My first use of it was something fairly simple - building shapefiles from addressing gazetteer data, to do analysis on it from a spatial perspective, look at regional variation etc. Made it so much easier being able to build a bunch of different sanity checks into one workflow.
I first used FME back 2011. It was purely used to extract and reproject data from GE Smallworld 3.3 to other spatial formats.
Back then, FME was used a couple of times a month and is now used throughout every day.
I started my professional GIS life at a data-broker, selling parts of datasets in various formats to customers, shipping physical CD’s.
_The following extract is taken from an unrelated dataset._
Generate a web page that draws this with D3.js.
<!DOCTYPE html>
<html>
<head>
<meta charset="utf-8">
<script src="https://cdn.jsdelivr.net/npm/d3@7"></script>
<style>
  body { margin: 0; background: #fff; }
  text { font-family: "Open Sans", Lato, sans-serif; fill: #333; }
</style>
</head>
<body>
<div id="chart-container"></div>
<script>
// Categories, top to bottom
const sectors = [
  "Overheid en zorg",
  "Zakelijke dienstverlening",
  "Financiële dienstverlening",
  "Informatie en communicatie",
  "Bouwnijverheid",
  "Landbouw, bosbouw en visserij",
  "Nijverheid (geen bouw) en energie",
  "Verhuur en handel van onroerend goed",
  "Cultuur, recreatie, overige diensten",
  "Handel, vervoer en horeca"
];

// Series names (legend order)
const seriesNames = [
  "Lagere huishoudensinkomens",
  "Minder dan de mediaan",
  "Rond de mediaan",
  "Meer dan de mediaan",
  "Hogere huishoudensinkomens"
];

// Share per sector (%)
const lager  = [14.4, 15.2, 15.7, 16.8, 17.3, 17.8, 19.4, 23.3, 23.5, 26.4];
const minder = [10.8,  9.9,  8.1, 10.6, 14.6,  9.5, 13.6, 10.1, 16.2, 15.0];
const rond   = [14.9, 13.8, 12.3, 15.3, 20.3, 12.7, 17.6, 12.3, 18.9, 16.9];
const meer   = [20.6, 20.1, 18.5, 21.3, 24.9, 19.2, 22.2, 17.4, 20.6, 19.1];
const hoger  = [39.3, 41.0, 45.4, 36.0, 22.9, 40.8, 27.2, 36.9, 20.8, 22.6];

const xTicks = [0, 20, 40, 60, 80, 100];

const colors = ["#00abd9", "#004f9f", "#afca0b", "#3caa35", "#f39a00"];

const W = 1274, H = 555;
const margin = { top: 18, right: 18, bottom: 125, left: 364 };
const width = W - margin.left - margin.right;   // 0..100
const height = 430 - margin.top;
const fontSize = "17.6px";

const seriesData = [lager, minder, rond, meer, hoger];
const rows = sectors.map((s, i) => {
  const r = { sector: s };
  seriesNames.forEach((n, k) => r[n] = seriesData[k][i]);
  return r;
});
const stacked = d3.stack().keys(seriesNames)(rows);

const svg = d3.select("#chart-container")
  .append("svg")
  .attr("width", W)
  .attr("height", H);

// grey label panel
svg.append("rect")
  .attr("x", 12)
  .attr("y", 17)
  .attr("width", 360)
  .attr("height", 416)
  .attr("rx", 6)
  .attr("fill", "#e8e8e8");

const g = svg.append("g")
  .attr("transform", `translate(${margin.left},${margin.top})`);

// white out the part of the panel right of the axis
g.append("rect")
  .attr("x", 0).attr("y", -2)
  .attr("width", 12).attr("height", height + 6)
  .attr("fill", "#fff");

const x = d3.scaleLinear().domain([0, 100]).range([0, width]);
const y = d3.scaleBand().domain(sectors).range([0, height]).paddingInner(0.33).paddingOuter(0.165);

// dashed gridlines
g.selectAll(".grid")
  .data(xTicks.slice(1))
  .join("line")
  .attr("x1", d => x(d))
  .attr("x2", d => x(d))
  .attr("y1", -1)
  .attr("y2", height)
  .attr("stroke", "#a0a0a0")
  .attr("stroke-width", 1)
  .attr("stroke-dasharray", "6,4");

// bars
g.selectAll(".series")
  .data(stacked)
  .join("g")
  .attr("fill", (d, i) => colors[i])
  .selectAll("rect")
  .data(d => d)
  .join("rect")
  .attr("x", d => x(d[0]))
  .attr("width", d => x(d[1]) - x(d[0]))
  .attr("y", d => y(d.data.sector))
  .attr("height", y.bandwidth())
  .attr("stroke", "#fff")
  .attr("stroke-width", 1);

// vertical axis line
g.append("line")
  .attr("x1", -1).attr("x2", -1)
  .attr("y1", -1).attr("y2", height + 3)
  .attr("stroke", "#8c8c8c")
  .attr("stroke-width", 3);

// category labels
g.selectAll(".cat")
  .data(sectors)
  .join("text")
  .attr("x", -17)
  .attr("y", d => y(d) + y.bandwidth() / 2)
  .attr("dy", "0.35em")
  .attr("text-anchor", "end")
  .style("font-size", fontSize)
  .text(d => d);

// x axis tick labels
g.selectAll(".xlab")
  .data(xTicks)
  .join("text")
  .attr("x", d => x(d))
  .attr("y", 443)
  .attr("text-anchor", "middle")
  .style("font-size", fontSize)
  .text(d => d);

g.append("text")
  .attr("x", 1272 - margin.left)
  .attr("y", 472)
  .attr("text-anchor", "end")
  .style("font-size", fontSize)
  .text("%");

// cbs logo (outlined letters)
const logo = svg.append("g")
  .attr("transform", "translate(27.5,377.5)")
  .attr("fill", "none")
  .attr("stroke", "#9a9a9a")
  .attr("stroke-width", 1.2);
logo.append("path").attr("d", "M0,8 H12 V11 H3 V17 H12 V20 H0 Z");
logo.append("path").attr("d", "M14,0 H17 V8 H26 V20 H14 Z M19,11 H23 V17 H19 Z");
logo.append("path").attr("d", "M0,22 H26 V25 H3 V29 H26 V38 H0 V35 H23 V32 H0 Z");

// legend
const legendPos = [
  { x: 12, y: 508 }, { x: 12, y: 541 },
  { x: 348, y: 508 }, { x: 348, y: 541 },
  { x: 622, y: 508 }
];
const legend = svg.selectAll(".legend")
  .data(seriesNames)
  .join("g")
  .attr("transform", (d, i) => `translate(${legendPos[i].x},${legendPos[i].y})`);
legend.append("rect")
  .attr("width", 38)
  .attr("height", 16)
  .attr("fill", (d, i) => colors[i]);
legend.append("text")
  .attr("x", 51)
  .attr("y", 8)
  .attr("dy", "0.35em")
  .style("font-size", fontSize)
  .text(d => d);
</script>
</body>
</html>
Must have been around 2006 when I used FME to select the desired data and convert it to the needed format.
My first encounter with FME was at SFU back in 2007 or 2008 when I attended a workshop given by Mark Ireland (I came for the free lunch). I was fascinated by what FME could do and used it to help prep and convert DEM data for a 3D GeoViz project.
In 2010 I completed an FME Desktop course from @redgeographics while working at Grontmij, now Sweco.
Since then I have been using the software regularly. But it was during the digitization of cables and pipes in the Netherlands (KLIC) that I started working with it on a daily basis. Our customers provided data in different formats, and the ability to read everything customers sent us proved to be quite useful.
I was introduced to FME by Lars Robertsson in ‘98, at my first job after graduation. I don’t remember my first task but I do remember that UltraEdit was my best friend to handle all factories and functions.
My first stumbles within FME was just simply transformation of dwg files between various coordinate systems, some 15 years ago.
@danielleatsafe That is an interesting ask!
My first first usage of FME dates back to January 2001, when I worked for a HFC/ Broadband Network Design Services Company in Atlanta, USA. Since FME CD used to come packed in a completely black coloured back embellished with the old FME logo, we used to call it the blackbox in our company. I think it was FME 2000 Build 422, if I remember correctly.
I ran a v7 dgn to MITAB conversion automated using the command line script to call a handwritten fme mapping file to convert 18,000+ v7 dgn files to MITAB files for New York area to create a GIS system out of the network engineering data in Focus 95 system.
The conversion was made to run overnight with a warning board on the desk that read “FME conversion in progress, do not switch of the PC”.
The next morning I rushed to the office quite early to check the status and was happy that the process of 18,000+ v7 dgn files to MITAB files had finished successfully in about 8 hours.
The script also had a three stooges theme music to play, if at all the process finished successfully.
Not sure if someone heard that when FME finished the process sometime early morning as early as 3 AM!
There was an option in FME Workbench to play any sound if the translation was successful and a different one if it failed!
Good old days of Happy FME-ing :-)
SRG
Looking into my archives I found one of my first workbenches.
Wrote a lot of SQL scripts to update features after creating them. Not having FME at first, so everything I wanted to do was an SQL script already.
Codes within the files looked like this (on one row):
INSERT INTO zones.hecto (geom,code,cadfile,cadlayer) SELECT ST_Multi(ST_BUFFER(barrier.geom,0.5,'endcap=flat join=round')) as geom,barrier.code,barrier.cadfile,barrier.cadlayer FROM kg.barrier WHERE code IN ('IA','KW','BR','SA','BE','SP','SC');
Actually pretty effective because the database was doing the work so I did not have to get and write all the features into FME memory.
In this case create the zone of influence from the barrier as line. Another sql line would check if there was something within the buffer.
Back in 2012 a governmental data provider announced to change data we consume from a text file format to an AIXM 4.5 version starting 2013.
We had to ingest the data into an ESRI enterprise geodatabase and we saw of course all our scripts using ArcObjects won't run anymore after the format change.
So we decided to use FME Desktop instead (all the XML transformers) to tackle the complexity of AIXM as well as the capability of creating spatial data for the GDB.
We were successful and as far as I know the workbench is still running today.